(Rows from a dataset of charts and code)
◇ ◇ ◇ ◇ ◇ ◇ ◇
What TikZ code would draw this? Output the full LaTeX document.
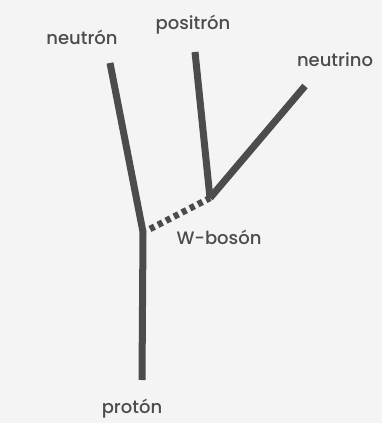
\documentclass[tikz,border=0pt]{standalone}
\usepackage{fontspec}
\setsansfont{Poppins}[UprightFont=* Medium]
\usepackage{xcolor}
\usetikzlibrary{positioning}
\definecolor{ink}{HTML}{4C4C4C}
\definecolor{paper}{HTML}{F4F4F4}

\begin{document}
\begin{tikzpicture}[x=1pt,y=-1pt,
 prt/.style={draw=ink,line width=7pt},
 bos/.style={draw=ink,line width=6.5pt,dash pattern=on 5pt off 4pt},
 lbl/.style={text=ink,font=\sffamily\fontsize{18}{21}\selectfont,inner sep=1pt}]
\fill[paper] (0,0) rectangle (382,423);
\useasboundingbox (0,0) rectangle (382,423);
% vertices
\coordinate (v1) at (143,232);
\coordinate (v2) at (210,198);
% free ends
\coordinate (en) at (110,63);
\coordinate (ep) at (195,52);
\coordinate (ev) at (305,86);
\coordinate (eb) at (142,380);
\coordinate (ew) at (150,229);
\draw[prt] (en) -- (v1) -- (eb);
\draw[prt] (ep) -- (v2);
\draw[prt] (ev) -- (v2);
\draw[bos] (ew) -- (v2);
\node[lbl] (neu) at (82,37) {neutrón};
\node[lbl] (pos) at (193,25) {positrón};
\node[lbl] (nuo) at (335,60) {neutrino};
\node[lbl] (wb) at (219,237) {W-bosón};
\node[lbl] (pro) at (132,409) {protón};
\end{tikzpicture}
\end{document}
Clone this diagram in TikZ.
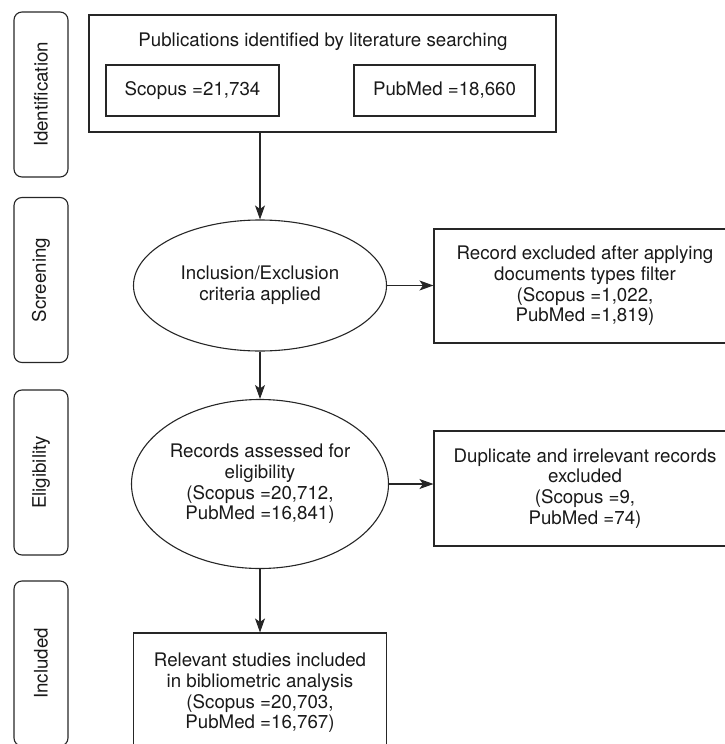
\documentclass[tikz,border=0pt]{standalone}
\usepackage{fontspec}
\setmainfont{TeX Gyre Heros}
\usepackage{xcolor}
\usepackage{tikz}
\usetikzlibrary{shapes,arrows.meta,positioning}

\begin{document}
\begin{tikzpicture}[x=1pt,y=-1pt,
        every node/.style={font=\fontsize{18.7}{20.7}\selectfont, text=black!90},
        stagebox/.style={draw=black!85, line width=1.1pt, rounded corners=8pt, rotate=90, minimum width=165pt, minimum height=54pt},
        flowbox/.style={draw=black!85, line width=1.1pt, align=center, inner sep=0pt},
        flowellipse/.style={draw=black!85, line width=1.1pt, ellipse, align=center, inner sep=0pt},
        flowarrow/.style={draw=black!85, line width=1.1pt, -{Stealth[length=14pt,width=10pt,inset=3.5pt]}}]
        \useasboundingbox (0,0) rectangle (725,744);

        % stages on the left
        \node[stagebox] (identification) at (41,94.5) {Identification};
        \node[stagebox] (screening) at (41,280) {Screening};
        \node[stagebox] (eligibility) at (41,472.5) {Eligibility};
        \node[stagebox] (included) at (41,663.5) {Included};

        % literature search
        \node[flowbox, minimum width=467pt, minimum height=117pt] (search) at (322.5,73.5) {};
        \node (searchtitle) at (323,42) {Publications identified by literature searching};
        \node[flowbox, minimum width=173pt, minimum height=51pt] (scopus) at (192.5,90.5) {Scopus =21,734};
        \node[flowbox, minimum width=181pt, minimum height=51pt] (pubmed) at (444.5,90.5) {PubMed =18,660};

        % main flow
        \node[flowellipse, minimum width=253pt, minimum height=131pt] (criteria) at (260,285.5) {Inclusion/Exclusion\\criteria applied};
        \node[flowellipse, minimum width=257pt, minimum height=169pt] (assessed) at (260,484) {Records assessed for\\eligibility\\(Scopus =20,712,\\PubMed =16,841)};
        \node[flowbox, minimum width=253pt, minimum height=120pt] (relevant) at (260,693) {Relevant studies included\\in bibliometric analysis\\(Scopus =20,703,\\PubMed =16,767)};

        % exclusions
        \node[flowbox, minimum width=302pt, minimum height=114pt] (docfilter) at (585,286) {Record excluded after applying\\documents types filter\\(Scopus =1,022,\\PubMed =1,819)};
        \node[flowbox, minimum width=302pt, minimum height=115pt] (duplicates) at (585,488.5) {Duplicate and irrelevant records\\excluded\\(Scopus =9,\\PubMed =74)};

        \draw[flowarrow] (criteria.north |- search.south) -- (criteria.north);
        \draw[flowarrow] (criteria.east) -- (criteria.east -| docfilter.west);
        \draw[flowarrow] (criteria.south) -- (assessed.north);
        \draw[flowarrow] (assessed.east) -- (assessed.east -| duplicates.west);
        \draw[flowarrow] (assessed.south) -- (relevant.north);
    \end{tikzpicture}
\end{document}
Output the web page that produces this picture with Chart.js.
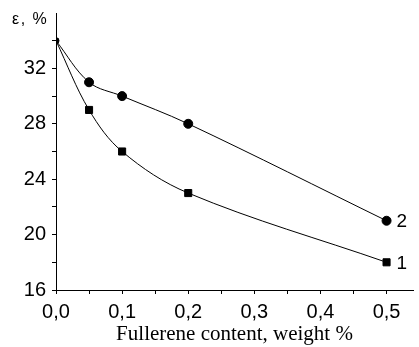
<!DOCTYPE html>
<html>
<head>
<meta charset="utf-8">
<script src="https://cdn.jsdelivr.net/npm/chart.js@4.4.1/dist/chart.umd.min.js"></script>
<style>
  html, body { margin: 0; padding: 0; background: #fff; }
  #wrap { width: 419px; height: 347px; }
</style>
</head>
<body>
<div id="wrap"><canvas id="chart" width="419" height="347"></canvas></div>
<script>
// fullerene content, weight %
const content = [0, 0.05, 0.1, 0.2, 0.5];
// elongation, %
const curve1 = [34, 29, 26, 23, 18];
const curve2 = [34, 31, 30, 28, 21];
const curveNames = ['1', '2'];

const xTicks = [0, 0.05, 0.1, 0.15, 0.2, 0.25, 0.3, 0.35, 0.4, 0.45, 0.5];
const xTickLabels = ['0,0', '', '0,1', '', '0,2', '', '0,3', '', '0,4', '', '0,5'];
const yTicks = [16, 18, 20, 22, 24, 26, 28, 30, 32, 34];
const yTickLabels = ['16', '', '20', '', '24', '', '28', '', '32', ''];

const toPoints = (ys) => content.map((x, i) => ({ x: x, y: ys[i] }));

// first point is shared, drawn smaller
const radius = (big) => content.map((x, i) => i === 0 ? 3 : big);

const endLabels = {
    id: 'endLabels',
    afterDraw(chart) {
        const ctx = chart.ctx;
        ctx.save();
        ctx.fillStyle = '#000';
        ctx.font = '19px "Liberation Sans", Arial, sans-serif';
        ctx.textBaseline = 'middle';
        ctx.textAlign = 'left';
        chart.data.datasets.forEach((ds, i) => {
            const meta = chart.getDatasetMeta(i);
            const last = meta.data[meta.data.length - 1];
            ctx.fillText(curveNames[i], last.x + 10, last.y + 1);
        });
        // y axis title, horizontal at the top left
        ctx.font = '16px "Liberation Sans", Arial, sans-serif';
        ctx.letterSpacing = '1.5px';
        ctx.textBaseline = 'alphabetic';
        ctx.fillText('ε, %', 12, 24);
        ctx.restore();
    }
};

new Chart(document.getElementById('chart'), {
    type: 'line',
    data: {
        datasets: [{
            label: curveNames[0],
            data: toPoints(curve1),
            borderColor: '#000',
            backgroundColor: '#000',
            borderWidth: 1,
            pointStyle: 'rect',
            pointRadius: radius(5),
            tension: 0.35,
        }, {
            label: curveNames[1],
            data: toPoints(curve2),
            borderColor: '#000',
            backgroundColor: '#000',
            borderWidth: 1,
            pointStyle: 'circle',
            pointRadius: radius(4.5),
            tension: 0.35,
        }],
    },
    options: {
        responsive: false,
        animation: false,
        layout: { padding: { top: 13, right: 1, left: 0, bottom: 0 } },
        plugins: {
            legend: { display: false },
            tooltip: { enabled: false },
        },
        scales: {
            x: {
                type: 'linear',
                min: 0,
                max: 0.54,
                afterBuildTicks: (axis) => { axis.ticks = xTicks.map(v => ({ value: v })); },
                afterFit: (axis) => { axis.height = 57; axis.paddingRight = 0; },
                border: { color: '#000', width: 1 },
                grid: { display: true, drawOnChartArea: false, tickLength: 4, color: '#000' },
                ticks: {
                    color: '#000',
                    padding: 6,
                    maxRotation: 0,
                    autoSkip: false,
                    font: { family: '"Liberation Sans", Arial, sans-serif', size: 20 },
                    callback: (v, i) => xTickLabels[i],
                },
                title: {
                    display: true,
                    text: 'Fullerene content, weight %',
                    color: '#000',
                    padding: { top: 0, bottom: 0 },
                    font: { family: '"Liberation Serif", "Times New Roman", serif', size: 21 },
                },
            },
            y: {
                type: 'linear',
                min: 16,
                max: 36,
                afterBuildTicks: (axis) => { axis.ticks = yTicks.map(v => ({ value: v })); },
                afterFit: (axis) => { axis.width = 56; axis.paddingTop = 0; },
                border: { color: '#000', width: 1 },
                grid: { display: true, drawOnChartArea: false, tickLength: 4, color: '#000' },
                ticks: {
                    color: '#000',
                    padding: 6,
                    autoSkip: false,
                    font: { family: '"Liberation Sans", Arial, sans-serif', size: 20 },
                    callback: (v, i) => yTickLabels[i],
                },
            },
        },
    },
    plugins: [endLabels],
});
</script>
</body>
</html>
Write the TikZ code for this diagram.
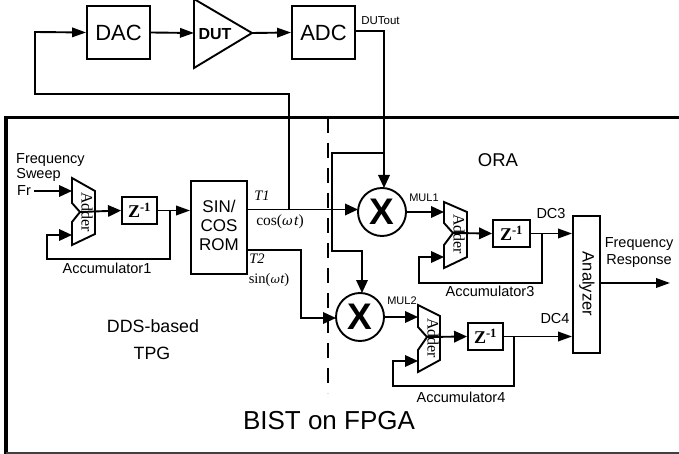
◇ ◇ ◇ ◇ ◇ ◇ ◇
▶ **What this task involves**
Only the stretch from the line with "Clone this diagram in TikZ." through the line with "(included) at (41,663.5)" should be copied, exactly and with both ends. Drop the pictures.

▶ **Answer to the problem**
Clone this diagram in TikZ.
\documentclass[tikz,border=0pt]{standalone}
\usepackage{fontspec}
\setmainfont{TeX Gyre Heros}
\usepackage{xcolor}
\usepackage{tikz}
\usetikzlibrary{shapes,arrows.meta,positioning}

\begin{document}
\begin{tikzpicture}[x=1pt,y=-1pt,
        every node/.style={font=\fontsize{18.7}{20.7}\selectfont, text=black!90},
        stagebox/.style={draw=black!85, line width=1.1pt, rounded corners=8pt, rotate=90, minimum width=165pt, minimum height=54pt},
        flowbox/.style={draw=black!85, line width=1.1pt, align=center, inner sep=0pt},
        flowellipse/.style={draw=black!85, line width=1.1pt, ellipse, align=center, inner sep=0pt},
        flowarrow/.style={draw=black!85, line width=1.1pt, -{Stealth[length=14pt,width=10pt,inset=3.5pt]}}]
        \useasboundingbox (0,0) rectangle (725,744);

        % stages on the left
        \node[stagebox] (identification) at (41,94.5) {Identification};
        \node[stagebox] (screening) at (41,280) {Screening};
        \node[stagebox] (eligibility) at (41,472.5) {Eligibility};
        \node[stagebox] (included) at (41,663.5) {Included};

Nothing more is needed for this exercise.